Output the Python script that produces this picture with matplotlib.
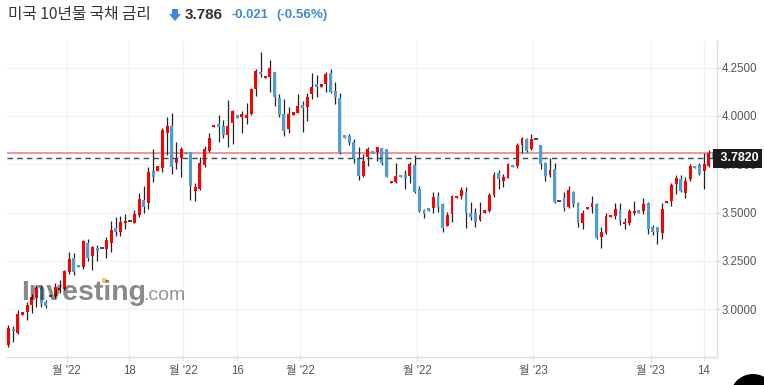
import numpy as np
import matplotlib
matplotlib.use("Agg")
import matplotlib.pyplot as plt
import matplotlib.transforms as mtransforms
from matplotlib.patches import Polygon, Circle, Rectangle

plt.rcParams['font.family'] = ['Liberation Sans', 'Noto Sans CJK KR', 'DejaVu Sans']

# daily candles
opens = [2.816, 2.898, 2.876, 2.971, 2.988, 3.023, 3.057, 3.109, 3.035, 3.069,
         3.069, 3.100, 3.105, 3.195, 3.264, 3.229, 3.221, 3.345, 3.273, 3.317,
         3.316, 3.312, 3.345, 3.419, 3.402, 3.445, 3.457, 3.448, 3.488, 3.566,
         3.548, 3.717, 3.717, 3.733, 3.914, 3.948, 3.755, 3.785, 3.812, 3.814,
         3.614, 3.621, 3.747, 3.821, 3.942, 3.957, 3.950, 3.902, 3.966, 4.005,
         3.997, 3.992, 4.011, 4.140, 4.226, 4.195, 4.204, 4.229, 4.092, 4.009,
         3.931, 4.007, 4.017, 4.055, 4.048, 4.114, 4.166, 4.152, 4.164, 4.224,
         4.129, 4.092, 3.900, 3.897, 3.864, 3.781, 3.692, 3.790, 3.819, 3.816,
         3.833, 3.829, 3.652, 3.661, 3.695, 3.695, 3.692, 3.747, 3.623, 3.514,
         3.523, 3.523, 3.586, 3.545, 3.433, 3.492, 3.574, 3.588, 3.605, 3.500,
         3.500, 3.462, 3.500, 3.510, 3.592, 3.704, 3.666, 3.681, 3.747, 3.742,
         3.850, 3.879, 3.828, 3.881, 3.850, 3.759, 3.695, 3.726, 3.559, 3.574,
         3.528, 3.605, 3.548, 3.448, 3.517, 3.528, 3.545, 3.376, 3.397, 3.476,
         3.485, 3.514, 3.440, 3.445, 3.497, 3.510, 3.510, 3.548, 3.424, 3.424,
         3.393, 3.548, 3.560, 3.647, 3.673, 3.600, 3.674, 3.742, 3.747, 3.716,
         3.742, 3.812]
highs = [2.919, 2.914, 2.997, 2.985, 3.035, 3.078, 3.126, 3.126, 3.048, 3.069,
         3.135, 3.152, 3.203, 3.298, 3.290, 3.229, 3.359, 3.362, 3.328, 3.333,
         3.316, 3.376, 3.459, 3.476, 3.480, 3.492, 3.457, 3.514, 3.600, 3.638,
         3.738, 3.828, 3.742, 3.936, 3.993, 4.017, 3.867, 3.842, 3.812, 3.816,
         3.655, 3.786, 3.845, 3.910, 3.954, 4.005, 3.979, 4.083, 4.031, 4.005,
         4.026, 4.066, 4.143, 4.242, 4.333, 4.207, 4.290, 4.229, 4.112, 4.086,
         4.048, 4.021, 4.112, 4.078, 4.117, 4.221, 4.212, 4.166, 4.229, 4.242,
         4.174, 4.117, 3.900, 3.907, 3.879, 3.842, 3.802, 3.842, 3.819, 3.842,
         3.836, 3.831, 3.664, 3.755, 3.695, 3.721, 3.760, 3.798, 3.638, 3.517,
         3.523, 3.609, 3.605, 3.548, 3.505, 3.592, 3.586, 3.635, 3.631, 3.557,
         3.523, 3.554, 3.514, 3.600, 3.712, 3.721, 3.700, 3.759, 3.747, 3.862,
         3.893, 3.885, 3.905, 3.881, 3.850, 3.764, 3.785, 3.755, 3.559, 3.609,
         3.638, 3.612, 3.554, 3.514, 3.528, 3.586, 3.552, 3.424, 3.500, 3.488,
         3.548, 3.552, 3.471, 3.517, 3.562, 3.510, 3.574, 3.554, 3.436, 3.428,
         3.552, 3.560, 3.652, 3.695, 3.695, 3.686, 3.750, 3.742, 3.759, 3.810,
         3.824, 3.821]
lows = [2.807, 2.833, 2.873, 2.971, 2.945, 2.983, 3.014, 3.014, 3.005, 3.069,
        3.057, 3.083, 3.102, 3.183, 3.178, 3.217, 3.207, 3.252, 3.204, 3.252,
        3.316, 3.264, 3.295, 3.381, 3.381, 3.414, 3.457, 3.445, 3.476, 3.497,
        3.517, 3.660, 3.717, 3.712, 3.798, 3.698, 3.724, 3.683, 3.802, 3.566,
        3.562, 3.617, 3.735, 3.814, 3.942, 3.867, 3.885, 3.842, 3.854, 3.992,
        3.910, 3.959, 4.005, 4.104, 4.200, 4.195, 4.126, 4.054, 3.993, 3.898,
        3.910, 4.007, 4.014, 3.919, 3.976, 4.086, 4.100, 4.152, 4.123, 4.121,
        4.062, 3.804, 3.888, 3.850, 3.759, 3.669, 3.683, 3.743, 3.807, 3.769,
        3.747, 3.684, 3.652, 3.652, 3.683, 3.621, 3.652, 3.600, 3.502, 3.471,
        3.510, 3.500, 3.505, 3.402, 3.431, 3.454, 3.574, 3.569, 3.423, 3.462,
        3.428, 3.459, 3.500, 3.505, 3.583, 3.621, 3.631, 3.678, 3.735, 3.729,
        3.807, 3.816, 3.824, 3.881, 3.724, 3.666, 3.683, 3.552, 3.559, 3.509,
        3.523, 3.531, 3.424, 3.416, 3.517, 3.497, 3.364, 3.319, 3.390, 3.476,
        3.466, 3.436, 3.416, 3.436, 3.488, 3.500, 3.493, 3.390, 3.385, 3.336,
        3.362, 3.548, 3.536, 3.597, 3.609, 3.574, 3.666, 3.729, 3.695, 3.621,
        3.738, 3.776]
closes = [2.902, 2.885, 2.976, 2.985, 3.023, 3.061, 3.112, 3.031, 3.017, 3.069,
          3.117, 3.112, 3.200, 3.262, 3.195, 3.217, 3.354, 3.267, 3.321, 3.304,
          3.316, 3.359, 3.411, 3.402, 3.454, 3.457, 3.457, 3.493, 3.569, 3.531,
          3.712, 3.686, 3.742, 3.928, 3.948, 3.738, 3.781, 3.829, 3.802, 3.643,
          3.631, 3.755, 3.829, 3.885, 3.954, 3.945, 3.902, 3.948, 4.026, 3.992,
          4.011, 4.005, 4.140, 4.233, 4.216, 4.207, 4.247, 4.100, 4.005, 3.924,
          4.009, 4.021, 4.052, 4.043, 4.097, 4.148, 4.152, 4.166, 4.217, 4.126,
          4.100, 3.807, 3.888, 3.862, 3.776, 3.692, 3.767, 3.829, 3.807, 3.838,
          3.759, 3.686, 3.664, 3.690, 3.683, 3.681, 3.752, 3.609, 3.510, 3.492,
          3.510, 3.579, 3.531, 3.423, 3.488, 3.586, 3.586, 3.617, 3.500, 3.479,
          3.450, 3.488, 3.514, 3.592, 3.695, 3.673, 3.686, 3.752, 3.735, 3.850,
          3.888, 3.821, 3.881, 3.881, 3.752, 3.692, 3.721, 3.557, 3.559, 3.526,
          3.617, 3.543, 3.445, 3.500, 3.528, 3.548, 3.367, 3.398, 3.483, 3.488,
          3.517, 3.457, 3.454, 3.510, 3.509, 3.500, 3.545, 3.416, 3.398, 3.402,
          3.517, 3.560, 3.643, 3.681, 3.614, 3.664, 3.742, 3.729, 3.700, 3.752,
          3.807, 3.782]

prev_close = 3.807
last_price = 3.782

xtick_pos = [12.5, 25.9, 37.5, 49.0, 62.5, 87.6, 112.4, 137.6, 149.0]
xtick_labels = ["월 '22", "18", "월 '22", "16", "월 '22", "월 '22", "월 '23", "월 '23", "14"]
yticks = [3.0, 3.25, 3.5, 3.75, 4.0, 4.25]

UP = '#ff0000'
DOWN = '#4a9fd8'

o = np.array(opens); h = np.array(highs); l = np.array(lows); c = np.array(closes)
x = np.arange(len(o))

W, H = 764, 385
fig = plt.figure(figsize=(W / 100, H / 100), dpi=100)
ax = fig.add_axes([7 / W, 28 / H, (716.7 - 7) / W, (357 - 41) / H])

ax.set_xlim(-0.3, 151.7)
ax.set_ylim(2.753, 4.388)

# grid
for yv in yticks:
    ax.axhline(yv, color='#f1f1f1', lw=1, zorder=0)
for xv in xtick_pos:
    ax.axvline(xv, color='#f1f1f1', lw=1, zorder=0)

# candles
up = c > o
down = c < o
doji = c == o
ax.vlines(x[~doji], l[~doji], h[~doji], color='#222222', lw=0.9, zorder=2)
body_lo = np.minimum(o, c)
body_h = np.maximum(np.abs(c - o), 0.011)
ax.bar(x[up], body_h[up], bottom=body_lo[up], width=0.62, color=UP, lw=0, zorder=3)
ax.bar(x[down], body_h[down], bottom=body_lo[down], width=0.62, color=DOWN, lw=0, zorder=3)
ax.hlines(c[doji], x[doji] - 0.4, x[doji] + 0.4, color='#222222', lw=1.2, zorder=3)

# reference lines
ax.axhline(prev_close, color='#f19595', lw=1.4, zorder=1)
ax.axhline(last_price, color='#444444', lw=1, ls=(0, (4, 3)), zorder=4)

# axes styling
for s in ['top', 'left']:
    ax.spines[s].set_visible(False)
for s in ['bottom', 'right']:
    ax.spines[s].set_color('#dddddd')
    ax.spines[s].set_linewidth(1)
ax.yaxis.tick_right()
ax.set_yticks(yticks)
ax.set_yticklabels([f'{v:.4f}' for v in yticks])
ax.tick_params(axis='y', length=2.2, pad=1.5, color='#cccccc', labelcolor='#555555', labelsize=8.3)
ax.set_xticks(xtick_pos)
ax.set_xticklabels(xtick_labels)
ax.tick_params(axis='x', length=3, pad=3, color='#dddddd', labelcolor='#555555', labelsize=8.3)

# last price box
trans = mtransforms.blended_transform_factory(ax.transAxes, ax.transData)
ax.text(1.0, last_price, ' 3.7820', transform=trans, ha='left', va='center',
        color='white', fontsize=9, fontweight='bold', zorder=10, clip_on=False,
        bbox=dict(boxstyle='square,pad=0.28', fc='#1c1c1c', ec='none'))

# watermark
fig.text(21 / W, (H - 300) / H, 'Investing', fontsize=20.5, fontweight='bold',
         color='black', alpha=0.46, va='baseline', ha='left')
fig.text(143 / W, (H - 300) / H, '.com', fontsize=14, color='black', alpha=0.42,
         va='baseline', ha='left')
fig.patches.append(Rectangle((102, H - 283), 5, 5, transform=None, fc='#f5c26b',
                             ec='none', alpha=0.9))

# header
fig.text(8 / W, (H - 15) / H, '미국 10년물 국채 금리', fontsize=11.3, color='#333333',
         va='center', ha='left', family=['Noto Sans CJK KR', 'DejaVu Sans'])
arrow = [(172, H - 9), (178, H - 9), (178, H - 14), (181, H - 14), (175, H - 21),
         (169, H - 14), (172, H - 14)]
fig.patches.append(Polygon(arrow, closed=True, transform=None, fc='#3b8ad9', ec='none'))
fig.text(185 / W, (H - 15) / H, '3.786', fontsize=11, fontweight='bold', color='#333333',
         va='center', ha='left')
fig.text(231 / W, (H - 15) / H, '-0.021', fontsize=9.4, fontweight='bold', color='#3b8ad9',
         va='center', ha='left')
fig.text(276 / W, (H - 15) / H, '(-0.56%)', fontsize=9.6, fontweight='bold', color='#3b8ad9',
         va='center', ha='left')

# corner button
fig.patches.append(Circle((753, -12), 23, transform=None, fc='black', ec='none'))

fig.savefig('out.png', dpi=100)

> GIVEN INSTRUCTION: Copy whichever lines in the listing above contain the word "matplotlib".

> ANSWER:
Output the Python script that produces this picture with matplotlib.
import matplotlib
matplotlib.use("Agg")
import matplotlib.pyplot as plt
import matplotlib.transforms as mtransforms
from matplotlib.patches import Polygon, Circle, Rectangle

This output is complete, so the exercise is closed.